Kappa Persei A's two components are designated Kappa Persei Aa (officially named Misam /'maiz@m/, the traditional name of the entire system) and Ab.

== Nomenclature ==

κ Persei (Latinised to Kappa Persei) is the system's Bayer designation. The designations of the two constituents as Kappa Persei A and B, and those of A's components - Kappa Persei Aa and Ab - derive from the convention used by the Washington Multiplicity Catalog (WMC) for multiple star systems, and adopted by the International Astronomical Union (IAU).

The traditional name comes from the Arabic مِعْصَم miʽṣam 'wrist'.

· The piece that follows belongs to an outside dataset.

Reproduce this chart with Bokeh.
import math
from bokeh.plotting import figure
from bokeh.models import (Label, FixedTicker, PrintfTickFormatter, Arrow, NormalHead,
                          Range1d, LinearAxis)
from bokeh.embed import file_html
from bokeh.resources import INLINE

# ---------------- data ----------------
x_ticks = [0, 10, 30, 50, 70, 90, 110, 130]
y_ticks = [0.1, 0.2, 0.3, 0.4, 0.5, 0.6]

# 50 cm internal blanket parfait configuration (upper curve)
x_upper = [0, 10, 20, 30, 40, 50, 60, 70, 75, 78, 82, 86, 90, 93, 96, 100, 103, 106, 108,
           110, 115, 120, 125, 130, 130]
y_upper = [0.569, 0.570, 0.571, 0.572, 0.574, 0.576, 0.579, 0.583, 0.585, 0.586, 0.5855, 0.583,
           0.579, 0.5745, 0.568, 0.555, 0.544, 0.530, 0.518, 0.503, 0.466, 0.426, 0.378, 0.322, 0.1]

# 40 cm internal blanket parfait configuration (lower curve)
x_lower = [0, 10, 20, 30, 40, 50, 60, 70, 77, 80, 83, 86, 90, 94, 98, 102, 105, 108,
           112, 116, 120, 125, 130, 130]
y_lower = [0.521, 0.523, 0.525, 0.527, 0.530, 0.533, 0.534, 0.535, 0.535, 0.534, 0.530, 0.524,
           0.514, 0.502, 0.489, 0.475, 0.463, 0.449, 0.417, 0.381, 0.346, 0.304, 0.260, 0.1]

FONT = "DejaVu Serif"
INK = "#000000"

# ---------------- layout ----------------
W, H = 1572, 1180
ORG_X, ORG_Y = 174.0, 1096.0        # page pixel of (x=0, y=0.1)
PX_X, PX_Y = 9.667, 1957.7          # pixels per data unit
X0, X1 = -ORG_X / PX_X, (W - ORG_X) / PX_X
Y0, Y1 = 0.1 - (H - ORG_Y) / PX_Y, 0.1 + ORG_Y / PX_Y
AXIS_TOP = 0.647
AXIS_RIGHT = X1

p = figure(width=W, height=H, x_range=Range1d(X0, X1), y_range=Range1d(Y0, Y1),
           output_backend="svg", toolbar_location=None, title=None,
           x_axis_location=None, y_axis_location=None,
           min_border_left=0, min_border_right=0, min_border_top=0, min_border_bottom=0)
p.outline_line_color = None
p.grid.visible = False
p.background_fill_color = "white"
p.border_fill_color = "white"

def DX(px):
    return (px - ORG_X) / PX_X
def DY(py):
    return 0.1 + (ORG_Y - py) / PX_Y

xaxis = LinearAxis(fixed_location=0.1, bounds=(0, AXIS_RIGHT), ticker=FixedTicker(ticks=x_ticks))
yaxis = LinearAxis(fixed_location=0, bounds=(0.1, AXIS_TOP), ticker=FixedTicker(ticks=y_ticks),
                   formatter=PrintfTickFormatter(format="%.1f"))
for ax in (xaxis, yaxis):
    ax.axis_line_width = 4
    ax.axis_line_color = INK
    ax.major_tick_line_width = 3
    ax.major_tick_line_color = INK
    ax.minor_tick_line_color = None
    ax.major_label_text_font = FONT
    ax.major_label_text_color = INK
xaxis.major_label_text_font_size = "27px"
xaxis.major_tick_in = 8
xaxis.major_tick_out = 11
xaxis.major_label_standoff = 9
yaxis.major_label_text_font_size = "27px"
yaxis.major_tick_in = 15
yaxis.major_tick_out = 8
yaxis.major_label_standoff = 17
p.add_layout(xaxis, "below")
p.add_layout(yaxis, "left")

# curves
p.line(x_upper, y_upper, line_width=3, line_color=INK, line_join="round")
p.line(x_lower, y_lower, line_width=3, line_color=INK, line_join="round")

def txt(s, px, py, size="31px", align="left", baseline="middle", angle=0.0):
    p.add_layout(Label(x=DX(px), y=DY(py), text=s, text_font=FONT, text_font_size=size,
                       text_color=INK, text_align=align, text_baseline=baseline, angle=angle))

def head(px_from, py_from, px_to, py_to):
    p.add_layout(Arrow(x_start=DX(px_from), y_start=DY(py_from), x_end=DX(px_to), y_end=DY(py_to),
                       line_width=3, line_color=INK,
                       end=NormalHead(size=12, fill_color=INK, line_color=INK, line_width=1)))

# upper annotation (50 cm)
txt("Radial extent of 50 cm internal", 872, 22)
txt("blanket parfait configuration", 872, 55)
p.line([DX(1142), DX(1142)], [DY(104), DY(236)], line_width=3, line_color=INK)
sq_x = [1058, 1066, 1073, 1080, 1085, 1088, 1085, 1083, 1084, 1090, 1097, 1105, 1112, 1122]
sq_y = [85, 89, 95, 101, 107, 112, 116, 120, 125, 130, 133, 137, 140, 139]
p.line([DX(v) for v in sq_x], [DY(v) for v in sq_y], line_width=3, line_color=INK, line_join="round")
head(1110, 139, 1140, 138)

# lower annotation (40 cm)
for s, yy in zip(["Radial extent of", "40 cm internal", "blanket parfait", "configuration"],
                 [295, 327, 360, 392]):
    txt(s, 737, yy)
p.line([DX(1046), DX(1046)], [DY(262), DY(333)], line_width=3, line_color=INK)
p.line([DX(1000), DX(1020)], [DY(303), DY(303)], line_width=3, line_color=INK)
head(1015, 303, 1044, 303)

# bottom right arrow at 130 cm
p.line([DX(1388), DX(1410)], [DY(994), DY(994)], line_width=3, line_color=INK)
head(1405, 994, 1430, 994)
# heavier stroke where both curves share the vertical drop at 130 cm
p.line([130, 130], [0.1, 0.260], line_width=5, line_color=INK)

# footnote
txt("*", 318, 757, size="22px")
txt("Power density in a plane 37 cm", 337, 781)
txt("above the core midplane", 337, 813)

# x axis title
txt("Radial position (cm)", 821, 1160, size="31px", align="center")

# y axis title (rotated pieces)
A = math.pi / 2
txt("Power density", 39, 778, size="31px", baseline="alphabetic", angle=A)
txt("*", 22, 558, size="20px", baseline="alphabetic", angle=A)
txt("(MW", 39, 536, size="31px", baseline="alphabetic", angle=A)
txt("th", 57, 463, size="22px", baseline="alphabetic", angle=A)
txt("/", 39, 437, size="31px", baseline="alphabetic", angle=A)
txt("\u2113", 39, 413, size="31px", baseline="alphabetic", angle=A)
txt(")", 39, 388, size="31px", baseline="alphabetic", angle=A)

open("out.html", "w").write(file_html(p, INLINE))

In 2016, the IAU organized a Working Group on Star Names (WGSN) to catalog and standardize proper names for stars. The WGSN decided to attribute proper names to individual stars rather than entire multiple systems. It approved the name Misam for the component Kappa Persei Aa on 5 September 2017 and it is now so included in the List of IAU-approved Star Names.

In Chinese, 大陵 (Dà Líng), meaning Mausoleum, refers to an asterism consisting of Kappa Persei, 9 Persei, Tau Persei, Iota Persei, Beta Persei (Algol), Rho Persei, 16 Persei and 12 Persei. Consequently, the Chinese name for Kappa Persei itself is 大陵四 (Dà Líng sì, the Fourth Star of Mausoleum.).

== Properties ==

At its distance, the visual magnitude of Kappa Persei is diminished by an extinction factor of 0.06 due to interstellar dust. It has a relatively high proper motion totaling 0.230 arcseconds per year. There is a 76.3% chance that it is a member of the Hyades-Pleiades stream of stars that share a common motion through space.

With an estimated age of 4.58 billion years, Kappa Persei Aa is an evolved G-type giant star with a stellar classification of G9.5 IIIb. It is a red clump giant, which means that it is generating energy at its core through the nuclear fusion of helium. The star has about 1.5 times the mass of the Sun and 9 times the Sun's radius. It radiates 40 times the solar luminosity from its outer atmosphere at an effective temperature of 4,857 K.

Kappa Persei B is at an angular separation of 44.10 arc seconds along a position angle of 319°, as of 2009.